Stated problem: Give again, word for word, the lines below that run from the line with "Reproduce this chart with matplotlib." through the line with "from matplotlib.patches import Rectangle". Drop the pictures.

Exercise material:
==========
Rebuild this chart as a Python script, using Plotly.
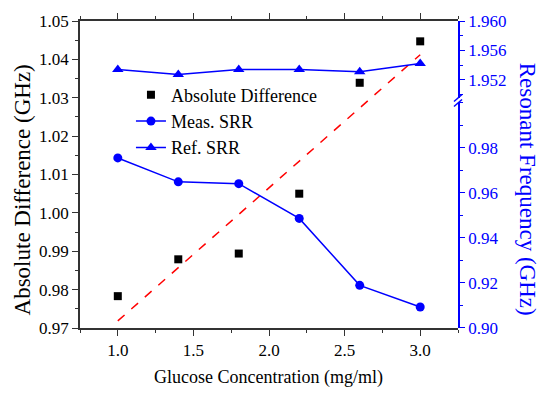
import numpy as np
import plotly.graph_objects as go

concentration = [1.0, 1.4, 1.8, 2.2, 2.6, 3.0]
abs_difference = [0.9783, 0.9879, 0.9894, 1.0050, 1.0339, 1.0447]
meas_srr = [0.9754, 0.9648, 0.9640, 0.9486, 0.9189, 0.9093]
ref_srr = [1.9534, 1.9527, 1.9534, 1.9534, 1.9531, 1.9542]

left_ticks = [0.97, 0.98, 0.99, 1.00, 1.01, 1.02, 1.03, 1.04, 1.05]
lower_right_ticks = [0.90, 0.92, 0.94, 0.96, 0.98]
upper_right_ticks = [1.952, 1.956, 1.960]
x_ticks = [1.0, 1.5, 2.0, 2.5, 3.0]

# linear fit of the absolute difference
slope, intercept = np.polyfit(concentration, abs_difference, 1)
fit_x = [concentration[0], concentration[-1]]
fit_y = [slope * v + intercept for v in fit_x]

FONT = "Liberation Serif"
BLUE = "#0000FF"
AX = "#333333"

fig = go.Figure()
fig.add_trace(go.Scatter(x=concentration, y=abs_difference, mode="markers",
                         name="Absolute Difference",
                         marker=dict(symbol="square", size=8, color="black"),
                         xaxis="x", yaxis="y"))
fig.add_trace(go.Scatter(x=concentration, y=meas_srr, mode="lines+markers",
                         name="Meas. SRR",
                         line=dict(color=BLUE, width=1.5),
                         marker=dict(symbol="circle", size=9, color=BLUE),
                         xaxis="x", yaxis="y2"))
fig.add_trace(go.Scatter(x=concentration, y=ref_srr, mode="lines+markers",
                         name="Ref. SRR",
                         line=dict(color=BLUE, width=1.5),
                         marker=dict(symbol="triangle-up", size=10, color=BLUE),
                         xaxis="x", yaxis="y3"))
fig.add_trace(go.Scatter(x=fit_x, y=fit_y, mode="lines", showlegend=False,
                         line=dict(color="red", width=1.5, dash="dash"),
                         xaxis="x", yaxis="y"))

# page body has an 8px margin; size the figure so that it fills the window
OFF = 8
W, H = 550 - OFF, 398 - OFF
L = 80 - OFF
T = 20.5 - OFF
R = W - (458.3 - OFF)
B = H - (327.7 - OFF)
pw = W - L - R
ph = H - T - B


def px_x(p):
    return (p - OFF - L) / pw


def px_y(p):
    return (H - B - (p - OFF)) / ph


d1 = px_y(102)
d2 = px_y(98)
upper_bottom = 1.960 - (98 - 20.5) / 29.4 * 0.004

fig.update_layout(
    template="none",
    width=W, height=H,
    margin=dict(l=L, r=R, t=T, b=B, autoexpand=False),
    paper_bgcolor="white", plot_bgcolor="rgba(0,0,0,0)",
    font=dict(family=FONT, size=17, color="black"),
    showlegend=True,
    legend=dict(x=px_x(131), y=px_y(76), xanchor="left", yanchor="top",
                bgcolor="rgba(0,0,0,0)", font=dict(family=FONT, size=18),
                tracegroupgap=0, borderwidth=0),
    xaxis=dict(range=[0.75, 3.25], tickvals=x_ticks,
               ticktext=[f"{v:.1f}" for v in x_ticks], automargin=False,
               showgrid=False, zeroline=False, showline=True, linecolor=AX,
               linewidth=1.5, mirror="ticks", ticks="outside", ticklen=6,
               tickcolor=AX, tickwidth=1.2,
               minor=dict(ticks="outside", ticklen=3, dtick=0.25, tick0=0.75,
                          tickcolor=AX, showgrid=False),
               tickfont=dict(family=FONT, size=17)),
    yaxis=dict(range=[0.97, 1.05], tickvals=left_ticks, domain=[0, 1],
               ticktext=[f"{v:.2f}" for v in left_ticks], automargin=False,
               showgrid=False, zeroline=False, showline=True, linecolor=AX,
               linewidth=1.5, ticks="outside", ticklen=6, tickcolor=AX,
               tickwidth=1.2,
               minor=dict(ticks="outside", ticklen=3, dtick=0.005, tick0=0.97,
                          tickcolor=AX, showgrid=False),
               tickfont=dict(family=FONT, size=17)),
    yaxis2=dict(range=[0.90, 1.0], domain=[0, d1], anchor="x",
                side="right", tickvals=lower_right_ticks, automargin=False,
                ticktext=[f"{v:.2f}" for v in lower_right_ticks],
                showgrid=False, zeroline=False, showline=True, linecolor=BLUE,
                linewidth=1.5, ticks="outside", ticklen=5, tickcolor=BLUE,
                tickwidth=1.2,
                minor=dict(ticks="outside", ticklen=3, dtick=0.01, tick0=0.90,
                           tickcolor=BLUE, showgrid=False),
                tickfont=dict(family=FONT, size=17, color=BLUE)),
    yaxis3=dict(range=[upper_bottom, 1.960], domain=[d2, 1], anchor="x",
                side="right", tickvals=upper_right_ticks, automargin=False,
                ticktext=[f"{v:.3f}" for v in upper_right_ticks],
                showgrid=False, zeroline=False, showline=True, linecolor=BLUE,
                linewidth=1.5, ticks="outside", ticklen=5, tickcolor=BLUE,
                tickwidth=1.2,
                minor=dict(ticks="outside", ticklen=3, dtick=0.002, tick0=1.950,
                           tickcolor=BLUE, showgrid=False),
                tickfont=dict(family=FONT, size=17, color=BLUE)),
    annotations=[
        dict(text="Absolute Difference (GHz)", xref="paper", yref="paper",
             x=px_x(22), y=px_y(190), xanchor="center", yanchor="middle",
             textangle=-90, showarrow=False,
             font=dict(family=FONT, size=23, color="black")),
        dict(text="Resonant Frequency (GHz)", xref="paper", yref="paper",
             x=px_x(528), y=px_y(189), xanchor="center", yanchor="middle",
             textangle=90, showarrow=False,
             font=dict(family=FONT, size=23, color=BLUE)),
        dict(text="Glucose Concentration (mg/ml)", xref="paper", yref="paper",
             x=px_x(269), y=px_y(377), xanchor="center", yanchor="middle",
             showarrow=False,
             font=dict(family=FONT, size=18, color="black")),
    ],
    shapes=[
        dict(type="line", xref="paper", yref="paper", xsizemode="pixel",
             ysizemode="pixel", xanchor=1, yanchor=d1, x0=-4, x1=4, y0=-4, y1=3,
             line=dict(color=BLUE, width=1.5)),
        dict(type="line", xref="paper", yref="paper", xsizemode="pixel",
             ysizemode="pixel", xanchor=1, yanchor=d2, x0=-4, x1=4, y0=-3, y1=4,
             line=dict(color=BLUE, width=1.5)),
    ],
)

fig.write_html("out.html")
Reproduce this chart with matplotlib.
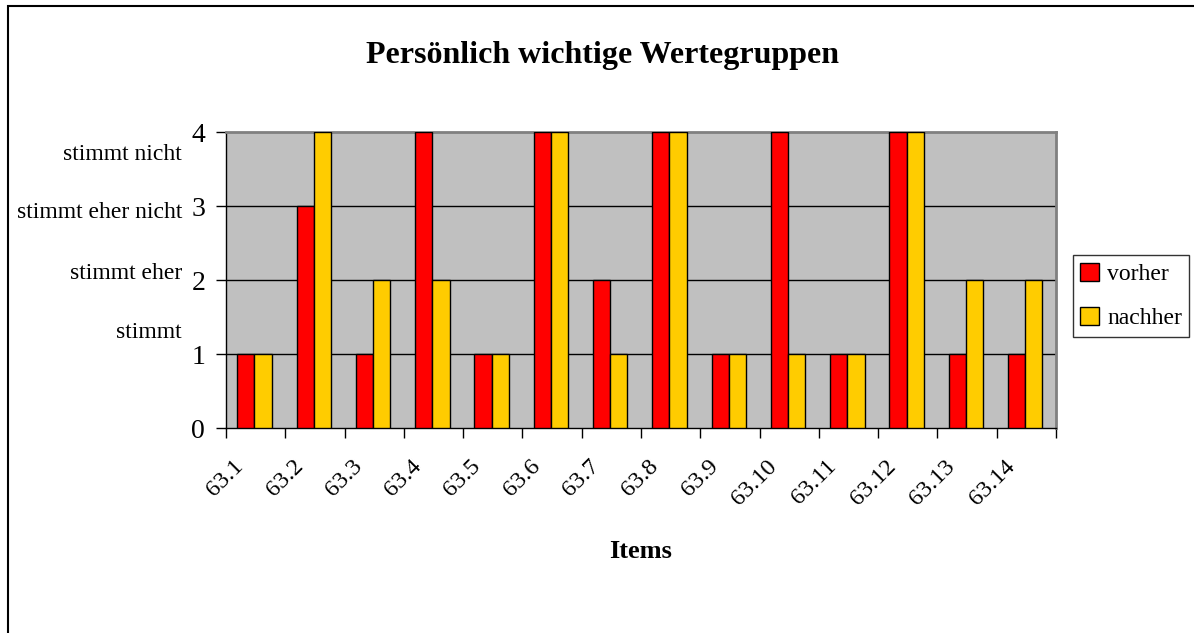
import matplotlib

matplotlib.use("Agg")
import matplotlib.pyplot as plt
import numpy as np
from matplotlib.patches import Rectangle

items = ["63.1", "63.2", "63.3", "63.4", "63.5", "63.6", "63.7",
         "63.8", "63.9", "63.10", "63.11", "63.12", "63.13", "63.14"]
vorher = [1, 3, 1, 4, 1, 4, 2, 4, 1, 4, 1, 4, 1, 1]
nachher = [1, 4, 2, 2, 1, 4, 1, 4, 1, 1, 1, 4, 2, 2]
scale_labels = ["stimmt", "stimmt eher", "stimmt eher nicht", "stimmt nicht"]
scale_pos = [1.29, 2.09, 2.91, 3.69]

plt.rcParams["font.family"] = ["Liberation Serif", "DejaVu Serif"]

fig = plt.figure(figsize=(11.94, 6.33), dpi=100)
ax = fig.add_axes([226 / 1194, 1 - 428 / 633, 830 / 1194, 296 / 633])

x = np.arange(len(items))
bar_w = 0.29
ax.bar(x + 0.48 - bar_w / 2, vorher, width=bar_w, color="#FF0000",
       edgecolor="black", linewidth=1, label="vorher", zorder=3)
ax.bar(x + 0.48 + bar_w / 2, nachher, width=bar_w, color="#FFCC00",
       edgecolor="black", linewidth=1, label="nachher", zorder=3)

ax.set_facecolor("#C0C0C0")
ax.set_xlim(0, len(items))
ax.set_ylim(0, 4)
ax.set_yticks([0, 1, 2, 3, 4])
ax.tick_params(axis="y", labelsize=20, direction="out", length=7, width=1, pad=8)
for y in [1, 2, 3]:
    ax.axhline(y, color="black", linewidth=1, zorder=1)

# tick marks sit on the category boundaries, labels go under the categories
ax.set_xticks(np.arange(len(items) + 1))
ax.set_xticklabels([])
ax.tick_params(axis="x", which="major", direction="out", length=7, width=1)
ax.set_xticks(x + 0.12, minor=True)
ax.set_xticklabels(items, minor=True, rotation=45, ha="right",
                   rotation_mode="anchor", fontsize=17.5)
ax.tick_params(axis="x", which="minor", length=0, pad=20)

for side in ["top", "right"]:
    ax.spines[side].set_color("#808080")
    ax.spines[side].set_linewidth(2)
for side in ["left", "bottom"]:
    ax.spines[side].set_color("black")
    ax.spines[side].set_linewidth(1)

for label, pos in zip(scale_labels, scale_pos):
    ax.text(-0.053, pos, label, transform=ax.get_yaxis_transform(),
            ha="right", va="center", fontsize=17)

fig.text(0.505, 1 - 55 / 633, "Persönlich wichtige Wertegruppen",
         ha="center", va="center", fontsize=23, fontweight="bold")
fig.text(641 / 1194, 1 - 551 / 633, "Items",
         ha="center", va="center", fontsize=19, fontweight="bold")

fig.legend(loc="center left", bbox_to_anchor=(1073 / 1194, 1 - 296 / 633),
           frameon=True, fancybox=False, edgecolor="black", fontsize=17,
           handlelength=0.8, handleheight=0.8, handletextpad=0.35,
           borderpad=0.3, borderaxespad=0, labelspacing=0.95)

fig.patches.append(Rectangle((8 / 1194, -0.1), 1.1, 1.1 - 6.5 / 633,
                             transform=fig.transFigure, fill=False,
                             edgecolor="black", linewidth=1.5))

fig.savefig("out.png", dpi=100)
==========
Response to the task:
Reproduce this chart with matplotlib.
import matplotlib

matplotlib.use("Agg")
import matplotlib.pyplot as plt
import numpy as np
from matplotlib.patches import Rectangle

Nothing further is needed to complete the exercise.